I finished reading this year’s Pulitzer Prize winning novel last Tuesday and have not gotten around to reviewing it until now. This is not due to any difficulty finding enough time to give the novel the time it deserves. Rather, I just didn’t feel like wasting any more time on the book. But something, a sense of duty I suppose, compels me.
Jennifer Egan’s “novel” (it is really more a collection of short stories with some recurring characters to give the thing shape) paints pictures of life among music fanatics from the punk scene of late ‘70s San Francisco to the near future, where she fails to resist the temptation to sneer at modern technology and where it’s heading.
(Sidenote: On the long list of things that irk me, a high place is reserved for novelists who speculate on the future and do so exclusively through the prism of how technology might affect their livelihood. Yes please, don’t apply your supposedly superior insight to economics or geopolitics, but do tell us if anyone will still be reading Austen.
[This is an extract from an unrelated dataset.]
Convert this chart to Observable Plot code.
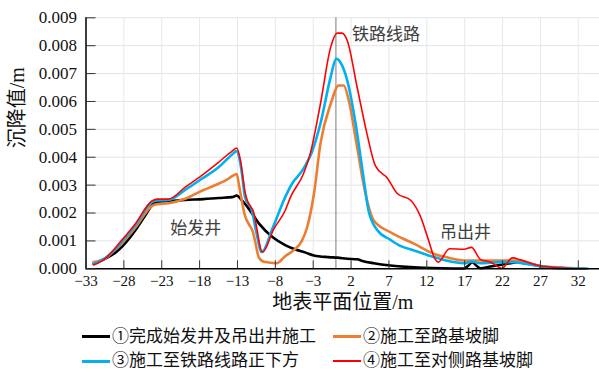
<!DOCTYPE html>
<html>
<head>
<meta charset="utf-8">
<script src="https://cdn.jsdelivr.net/npm/d3@7"></script>
<script src="https://cdn.jsdelivr.net/npm/@observablehq/plot@0.6"></script>
<style>
  body { margin: 0; background: #fff; overflow: hidden; }
  #legend { position: relative; width: 599px; height: 51px; font-family: "Liberation Serif", "Noto Sans CJK SC"; font-size: 17px; color: #111; }
  .item { position: absolute; display: flex; align-items: center; height: 16px; line-height: 16px; white-space: nowrap; }
  .sw { display: inline-block; height: 3px; margin-right: 2px; }
</style>
</head>
<body>
<div id="chart"></div>
<div id="legend"></div>
<script>
// ---- data ----
const xTicks = [-33, -28, -23, -18, -13, -8, -3, 2, 7, 12, 17, 22, 27, 32];
const yTicks = [0, 0.001, 0.002, 0.003, 0.004, 0.005, 0.006, 0.007, 0.008, 0.009];
const railX = [0];

const seriesNames = ["①完成始发井及吊出井施工", "②施工至路基坡脚", "③施工至铁路线路正下方", "④施工至对侧路基坡脚"];
const seriesColors = ["#000000", "#ED7D31", "#00B0F0", "#FF0000"];

const s1 = [[-32.0,0.00018],[-30.5,0.00036],[-29,0.0006],[-28.1,0.00083],[-26.5,0.00137],[-25.2,0.0019],[-24.1,0.00233],[-23.6,0.00241],[-22,0.00243],[-19.9,0.00247],[-17.5,0.0025],[-15.5,0.00254],[-13.7,0.00257],[-13.1,0.00263],[-12.4,0.00245],[-11.5,0.00215],[-10.1,0.0016],[-8.3,0.00112],[-6.7,0.00085],[-5.6,0.00072],[-4,0.00058],[-2.9,0.00048],[-1,0.00042],[0.2,0.0004],[1.5,0.00036],[2.8,0.00034],[3.5,0.00028],[5.0,0.0002],[7.2,0.00012],[9.4,0.00007],[11.6,0.00004],[14,0.00002],[16.9,0.00001],[17.5,0.00012],[18.0,0.00024],[18.6,0.0001],[19.1,0.00002],[20.4,0.00008],[22.6,0.00018],[24.0,0.00024],[25.7,0.00018],[27.5,0.00006],[30,0.00002],[32.8,0]];

const s2 = [[-32.0,0.00024],[-30.5,0.00036],[-29.5,0.0006],[-28.3,0.0009],[-26.5,0.00147],[-24.3,0.00225],[-23.6,0.00232],[-22.1,0.00235],[-19.9,0.00251],[-17.7,0.0028],[-15.5,0.00305],[-14.5,0.00318],[-13.7,0.00332],[-13.1,0.0034],[-12.8,0.003],[-12.0,0.0019],[-11.5,0.0016],[-11.0,0.00135],[-10.6,0.0009],[-10.2,0.00042],[-9.5,0.00025],[-7.8,0.0002],[-6.7,0.00045],[-5.6,0.00066],[-4.5,0.001],[-3.8,0.00149],[-2.9,0.00269],[-2.05,0.00448],[-0.7,0.00591],[0.37,0.00657],[1.03,0.00657],[1.7,0.00603],[2.8,0.00436],[3.9,0.00269],[5.0,0.00173],[7.2,0.00131],[10.3,0.0009],[12.9,0.00054],[14.5,0.00042],[16.9,0.0003],[21.8,0.0003],[23.5,0.0003],[25.5,0.00022],[26.5,0.00012],[30.3,0.00004],[33.2,0]];

const s3 = [[-32.0,0.00018],[-30.5,0.00038],[-28.3,0.00096],[-26.5,0.00155],[-24.3,0.00239],[-23.6,0.00245],[-22.1,0.00247],[-19.9,0.00283],[-17.7,0.00323],[-15.5,0.00364],[-13.7,0.0041],[-13.1,0.00422],[-12.7,0.0039],[-12.4,0.0034],[-12.0,0.00257],[-11.1,0.00209],[-10.5,0.0013],[-9.8,0.0006],[-8.3,0.0015],[-6.7,0.00257],[-5.8,0.00305],[-4.3,0.00358],[-3.1,0.00424],[-2.05,0.0052],[-0.7,0.00687],[0.03,0.00753],[0.6,0.0074],[1.5,0.00675],[2.6,0.0052],[3.7,0.00316],[4.3,0.00209],[5.5,0.00137],[7.2,0.00104],[8.5,0.00082],[10.3,0.00066],[12.9,0.00042],[14.5,0.0003],[16.9,0.0002],[18,0.00026],[19,0.0002],[21.8,0.00024],[23.5,0.00024],[25,0.00018],[26.8,0.0001],[30,0.00003],[33.2,0]];

const s4 = [[-32.0,0.00014],[-30.5,0.00036],[-28.3,0.00102],[-26.5,0.00161],[-24.3,0.00243],[-23.6,0.0025],[-22.1,0.0025],[-19.9,0.00293],[-17.7,0.00335],[-15.5,0.00382],[-13.7,0.00422],[-13.1,0.00433],[-12.6,0.00388],[-12.0,0.00275],[-11.7,0.00245],[-10.9,0.00205],[-9.7,0.0006],[-8.2,0.00143],[-6.7,0.00209],[-6.0,0.00257],[-4.3,0.0034],[-3.4,0.00412],[-2.05,0.00591],[-0.7,0.00794],[0.16,0.00845],[0.8,0.00845],[1.5,0.00818],[2.8,0.00651],[4.1,0.00484],[5.2,0.0037],[6.8,0.00325],[8.1,0.0027],[9.9,0.00245],[11.2,0.00185],[12.2,0.00105],[13.0,0.0004],[13.5,0.00024],[15.0,0.00072],[16.9,0.0007],[17.9,0.00077],[19.1,0.00033],[20.4,0.00024],[21.9,0.00002],[23.3,0.00039],[24.4,0.00032],[26.7,0.00012],[30,0.00003],[32.8,0]];

const notes = [
  {x: -18.5, y: 0.00143, text: "始发井"},
  {x: 17.1, y: 0.00129, text: "吊出井"},
  {x: 6.6, y: 0.0084, text: "铁路线路"}
];

const xTitle = "地表平面位置/m";
const yTitle = "沉降值/m";

// ---- chart ----
const serifFont = "'Liberation Serif', 'Noto Sans CJK SC'";
const cjkFont = "'Noto Sans CJK SC', sans-serif";
const fmtX = d => d < 0 ? "\u2212" + Math.abs(d) : String(d);
const fmtY = d3.format(".3f");
const series = [s1, s2, s3, s4];
const widths = [2.6, 2.6, 2.6, 1.6];

const chart = Plot.plot({
  width: 599,
  height: 320,
  marginLeft: 85.5,
  marginRight: 0,
  marginTop: 17.3,
  marginBottom: 51.7,
  x: {domain: [-33, 34.8]},
  y: {domain: [0, 0.009]},
  style: {background: "#fff", overflow: "visible"},
  marks: [
    Plot.gridY({ticks: yTicks, stroke: "#e1e3e8", strokeOpacity: 1}),
    Plot.gridX({ticks: xTicks, stroke: "#e6e8f0", strokeOpacity: 1}),
    Plot.ruleX(railX, {stroke: "#7a7a7a", strokeWidth: 1}),
    ...series.map((s, i) => Plot.line(s, {
      x: d => d[0], y: d => d[1],
      stroke: seriesColors[i], strokeWidth: widths[i], curve: "monotone-x",
      strokeLinejoin: "round", strokeLinecap: "round"
    })),
    Plot.text(notes, {x: "x", y: "y", text: "text", fontSize: 17, fill: "#404040", className: "cjk"}),
    Plot.ruleY([0], {stroke: "#000", strokeWidth: 1.5}),
    Plot.ruleX([-33], {stroke: "#000", strokeWidth: 1.5}),
    // inward tick marks
    Plot.axisY({ticks: yTicks, tickSize: 10, dx: 10, tickFormat: () => "", label: null, stroke: "#333"}),
    Plot.axisX({ticks: xTicks, tickSize: 8, dy: -8, tickFormat: () => "", label: null, stroke: "#333"}),
    // tick labels
    Plot.axisY({ticks: yTicks, tickSize: 0, tickPadding: 9, tickFormat: fmtY, label: null, fontSize: 17, fill: "#111"}),
    Plot.axisX({ticks: xTicks, tickSize: 0, tickPadding: 7, tickFormat: fmtX, label: null, fontSize: 15, fill: "#111"}),
    // axis titles
    Plot.text([xTitle], {text: d => d, frameAnchor: "bottom", dy: 40, fontSize: 20, fill: "#111"}),
    Plot.text([yTitle], {text: d => d, frameAnchor: "left", dx: -68, dy: 5, rotate: -90, fontSize: 20, fill: "#111"})
  ]
});
// force fonts with inline styles
d3.select(chart).selectAll("text").style("font-family", serifFont);
d3.select(chart).selectAll(".cjk text, text.cjk").style("font-family", cjkFont);
document.getElementById("chart").appendChild(chart);

// ---- legend (HTML below the SVG) ----
const legend = document.getElementById("legend");
const pos = [[82, 8.7], [333, 8.7], [82, 33], [333, 33]];
seriesNames.forEach((name, i) => {
  const it = document.createElement("div");
  it.className = "item";
  it.style.left = pos[i][0] + "px";
  it.style.top = pos[i][1] + "px";
  const sw = document.createElement("span");
  sw.className = "sw";
  sw.style.width = "28px";
  sw.style.background = seriesColors[i];
  sw.style.height = (i === 3 ? 2 : 3) + "px";
  const tx = document.createElement("span");
  tx.textContent = name;
  it.appendChild(sw);
  it.appendChild(tx);
  legend.appendChild(it);
});
</script>
</body>
</html>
The whole tone of such writing is inherently condescending and self-serving, which would perhaps be forgivable. It is also insurmountably boring, which is a mortal sin in fiction.)
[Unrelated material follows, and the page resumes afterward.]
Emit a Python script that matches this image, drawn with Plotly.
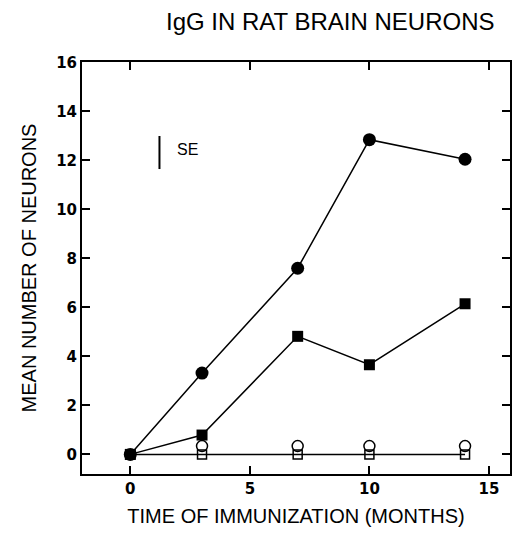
import plotly.graph_objects as go

months = [0, 3, 7, 10, 14]
filled_circle = [0, 3.32, 7.6, 12.85, 12.05]
filled_square = [0, 0.79, 4.82, 3.66, 6.15]
open_circle_x = [3, 7, 10, 14]
open_circle = [0.34, 0.34, 0.34, 0.34]
open_square = [0, 0, 0, 0, 0]

se_x = [1.22, 1.22]
se_y = [11.65, 13.0]

x_ticks = [0, 5, 10, 15]
y_ticks = [0, 2, 4, 6, 8, 10, 12, 14, 16]

fig = go.Figure()
fig.add_trace(go.Scatter(x=months, y=open_square, mode="lines+markers",
                         line=dict(color="black", width=1.5),
                         marker=dict(symbol="square-open", size=9, color="black",
                                     line=dict(width=1.5, color="black"))))
fig.add_trace(go.Scatter(x=open_circle_x, y=open_circle, mode="markers",
                         marker=dict(symbol="circle-open", size=11, color="black",
                                     line=dict(width=1.5, color="black"))))
fig.add_trace(go.Scatter(x=months, y=filled_square, mode="lines+markers",
                         line=dict(color="black", width=1.5),
                         marker=dict(symbol="square", size=11, color="black")))
fig.add_trace(go.Scatter(x=months, y=filled_circle, mode="lines+markers",
                         line=dict(color="black", width=1.5),
                         marker=dict(symbol="circle", size=13, color="black")))
fig.add_trace(go.Scatter(x=se_x, y=se_y, mode="lines",
                         line=dict(color="black", width=2)))

fig.add_annotation(x=1.88, y=12.45, xref="x", yref="y", text="SE", showarrow=False,
                   xanchor="left", yanchor="middle",
                   font=dict(family="Liberation Sans", size=16, color="black"))

fig.update_layout(
    width=512, height=541,
    margin=dict(l=82, r=0, t=62, b=67),
    paper_bgcolor="white", plot_bgcolor="white",
    showlegend=False,
    title=dict(text="IgG IN RAT BRAIN NEURONS", x=0.645, xanchor="center",
               y=1 - 22/541, yanchor="middle",
               font=dict(family="Liberation Sans", size=24, color="black")),
)
fig.update_xaxes(range=[-2.02, 15.88], tickvals=x_ticks, ticks="inside", ticklen=8,
                 tickwidth=1.5, tickcolor="black", showline=True, linecolor="black",
                 linewidth=2, mirror="ticks", showgrid=False, zeroline=False,
                 tickfont=dict(family="DejaVu Sans", size=15, color="black", weight="bold"),
                 title=dict(text="TIME OF IMMUNIZATION (MONTHS)", standoff=12,
                            font=dict(family="Liberation Sans", size=20, color="black")))
fig.update_yaxes(range=[-0.8, 16.02], tickvals=y_ticks, ticks="inside", ticklen=8,
                 tickwidth=1.5, tickcolor="black", showline=True, linecolor="black",
                 linewidth=2, mirror="ticks", showgrid=False, zeroline=False,
                 tickfont=dict(family="DejaVu Sans", size=15, color="black", weight="bold"),
                 title=dict(text="MEAN NUMBER OF NEURONS", standoff=14,
                            font=dict(family="Liberation Sans", size=20, color="black")))

fig.write_html("out.html")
The problem with the interconnected story structure is that it becomes difficult to sustain any interest in the characters when they flit in and out of the story, such as it is, for no other reason than authorial discretion. Egan compounds this problem by not creating strong characters, but rather using her characters as vehicles for events. Her characters aren’t people, they’re automatons who will commit adultery, petty crime, or suicide at her beck and call. It may sound like the same could be said of all fictional characters, but there is definitely a lack of refinement to the manner in which Egan handles her creations.
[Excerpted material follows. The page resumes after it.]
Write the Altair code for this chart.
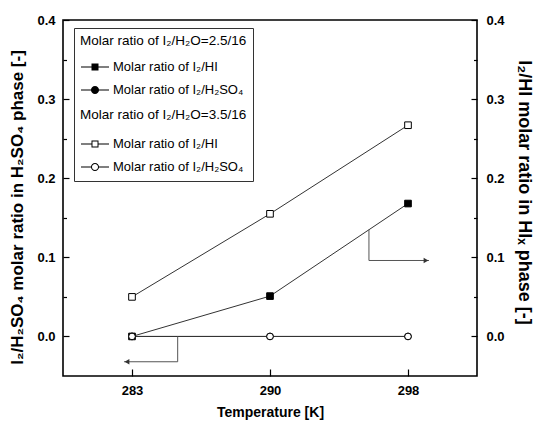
import altair as alt
import pandas as pd

# ---------------- data ----------------
temps = ["283", "290", "298"]
pos = [1, 2, 3]

hi_low = [0.0, 0.051, 0.168]      # I2/H2O = 2.5/16, I2/HI   (filled squares, right axis)
h2so4_low = [0.0, 0.0, 0.0]       # I2/H2O = 2.5/16, I2/H2SO4 (filled circles, left axis)
hi_high = [0.05, 0.155, 0.267]    # I2/H2O = 3.5/16, I2/HI   (open squares, right axis)
h2so4_high = [0.0, 0.0, 0.0]      # I2/H2O = 3.5/16, I2/H2SO4 (open circles, left axis)

y_major = [0.0, 0.1, 0.2, 0.3, 0.4]
y_minor = [0.05, 0.15, 0.25, 0.35]

arrow_left_x = [1.331, 1.331, 0.942]
arrow_left_y = [0.0, -0.032, -0.032]
arrow_right_x = [2.717, 2.717, 3.152]
arrow_right_y = [0.135, 0.096, 0.096]

S2, S4, SX = "\u2082", "\u2084", "\u2093"
lbl_hi = f"Molar ratio of I{S2}/HI"
lbl_so4 = f"Molar ratio of I{S2}/H{S2}SO{S4}"
head_low = f"Molar ratio of I{S2}/H{S2}O=2.5/16"
head_high = f"Molar ratio of I{S2}/H{S2}O=3.5/16"
title_left = f"I{S2}/H{S2}SO{S4} molar ratio in H{S2}SO{S4} phase [-]"
title_right = f"I{S2}/HI molar ratio in HI{SX} phase [-]"
title_x = "Temperature [K]"

# ---------------- tables ----------------
series = [("hi_low", hi_low), ("so4_low", h2so4_low), ("hi_high", hi_high), ("so4_high", h2so4_high)]
df = pd.DataFrame([{"series": s, "pos": p, "value": v}
                   for s, vals in series for p, v in zip(pos, vals)])
df_arrows = pd.DataFrame(
    [{"arrow": "left", "step": i, "pos": x, "value": y}
     for i, (x, y) in enumerate(zip(arrow_left_x, arrow_left_y))]
    + [{"arrow": "right", "step": i, "pos": x, "value": y}
       for i, (x, y) in enumerate(zip(arrow_right_x, arrow_right_y))])
df_legend = pd.DataFrame({"entry": [lbl_hi, lbl_so4]})

SANS = "Liberation Sans"

label_expr = "[" + ",".join(f"'{t}'" for t in temps) + "][datum.value - 1]"

xenc = alt.X("pos:Q",
             scale=alt.Scale(domain=[0.5, 3.5], nice=False, zero=False),
             axis=alt.Axis(values=pos, labelExpr=label_expr, title=title_x,
                           tickSize={"expr": "-7"}, labelPadding=15, titlePadding=8,
                           titleFontSize=14))


def yenc(axis):
    return alt.Y("value:Q", scale=alt.Scale(domain=[-0.05, 0.4], nice=False, zero=False), axis=axis)


ax_left_major = alt.Axis(orient="left", values=y_major, format=".1f", tickSize={"expr": "-6"},
                         labelPadding=14, title=title_left, titlePadding=10, titleY=187,
                         titleFontSize=17)
ax_left_minor = alt.Axis(orient="left", values=y_minor, labels=False, tickSize={"expr": "-3.5"},
                         title=None)
ax_right_major = alt.Axis(orient="right", values=y_major, format=".1f", tickSize={"expr": "-6"},
                          labelPadding=15, title=title_right, titlePadding=10, titleY=172)
ax_right_minor = alt.Axis(orient="right", values=y_minor, labels=False, tickSize={"expr": "-3.5"},
                          title=None)

lines = alt.Chart(df).mark_line(color="#333333", strokeWidth=1).encode(
    x=xenc, y=yenc(ax_left_major), detail="series:N", order="pos:Q")

arrows = alt.Chart(df_arrows).mark_line(color="#555555", strokeWidth=1).encode(
    x=xenc, y=yenc(None), detail="arrow:N", order="step:Q")

head_left = alt.Chart(df_arrows).transform_filter(
    "datum.arrow == 'left' && datum.step == 2").mark_point(
    shape="triangle-left", filled=True, color="#333333", size=30, opacity=1, xOffset=3).encode(
    x=xenc, y=yenc(None))
head_right = alt.Chart(df_arrows).transform_filter(
    "datum.arrow == 'right' && datum.step == 2").mark_point(
    shape="triangle-right", filled=True, color="#333333", size=30, opacity=1, xOffset=-3).encode(
    x=xenc, y=yenc(None))


def pts(name, shape, fill, axis):
    return alt.Chart(df).transform_filter(f"datum.series == '{name}'").mark_point(
        shape=shape, filled=True, fill=fill, stroke="black", strokeWidth=1,
        size=44, opacity=1).encode(x=xenc, y=yenc(axis))


p_hi_low = pts("hi_low", "square", "black", ax_right_major)
p_hi_high = pts("hi_high", "square", "white", ax_right_minor)
p_so4_low = pts("so4_low", "circle", "black", ax_left_minor)
p_so4_high = pts("so4_high", "circle", "white", None)

# legend symbols (line + marker), drawn as filled outlines
bars = "M-1,-0.036H-0.25V0.036H-1ZM0.25,-0.036H1V0.036H0.25Z"
path_sq_full = bars + "M-0.25,-0.25H0.25V0.25H-0.25Z"
path_ci_full = bars + "M0.29,0A0.29,0.29,0,1,1,-0.29,0A0.29,0.29,0,1,1,0.29,0Z"
path_sq_open = bars + "M-0.25,-0.25H0.25V0.25H-0.25ZM-0.18,-0.18V0.18H0.18V-0.18Z"
path_ci_open = (bars + "M0.29,0A0.29,0.29,0,1,1,-0.29,0A0.29,0.29,0,1,1,0.29,0Z"
                + "M0.215,0A0.215,0.215,0,1,0,-0.215,0A0.215,0.215,0,1,0,0.215,0Z")

leg_common = dict(orient="none", padding=6, labelFont=SANS, labelFontSize=13,
                  labelColor="black", labelOffset=3, labelLimit=400, rowPadding=1,
                  symbolSize=784, titleLimit=400)

leg_a = alt.Chart(df_legend).transform_filter("false").mark_point(
    filled=True, color="black", size=784, opacity=1).encode(
    shape=alt.Shape("entry:N",
                    scale=alt.Scale(domain=[lbl_hi, lbl_so4], range=[path_sq_full, path_ci_full]),
                    legend=alt.Legend(title=None, legendX=11, legendY=26, **leg_common)))

ZW = "\u200b"
leg_b = alt.Chart(df_legend).transform_filter("false").mark_point(
    filled=True, color="black", size=784, opacity=1).encode(
    shape=alt.Shape("entry:N",
                    scale=alt.Scale(domain=[lbl_hi, lbl_so4], range=[path_sq_open, path_ci_open]),
                    legend=alt.Legend(title=[head_low, ZW, ZW, head_high], titleFont=SANS,
                                      titleFontSize=13.5, titleFontWeight="normal", titleColor="black",
                                      titleLineHeight=24.5, titlePadding=8, strokeColor="#333333",
                                      legendX=11, legendY=8, **leg_common)))

chart = alt.layer(
    lines, arrows, head_left, head_right,
    p_hi_low, p_hi_high, p_so4_low, p_so4_high,
    leg_a, leg_b,
).resolve_scale(y="independent", shape="independent").properties(
    width=414, height=356,
    autosize=alt.AutoSizeParams(type="none"),
    padding={"left": 63, "top": 20, "right": 59, "bottom": 50},
    background="white",
).configure_view(stroke="black", strokeWidth=1.6).configure_axis(
    grid=False, domain=False,
    labelFont=SANS, labelFontSize=13, labelFontWeight="bold", labelColor="black",
    tickColor="black", tickWidth=1.2,
    titleFont=SANS, titleFontSize=18, titleFontWeight="bold", titleColor="black",
)

chart.save("out.html", embed_options={"renderer": "svg", "actions": False})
The book is getting a lot of positive press for its supposed inventiveness and genre-bending, the best example of which is presumably the ballyhooed Power Point chapter near the end, which kicks off the futuristic section of the narrative. I must say, as far as inventiveness is concerned, the principal innovation here seems to be a way to pad your final page count to acceptable novel conventions. Seriously, the 80 pages of Power Point (which, by the way, you have to hold your book like a flip book in order to read, and is apparently a disaster on the Kindle) read more like 15 pages of text.
By winning the Pulitzer Prize, A Visit From the Goon Squad seems to have proven the idea that the worst decisions are made by committee.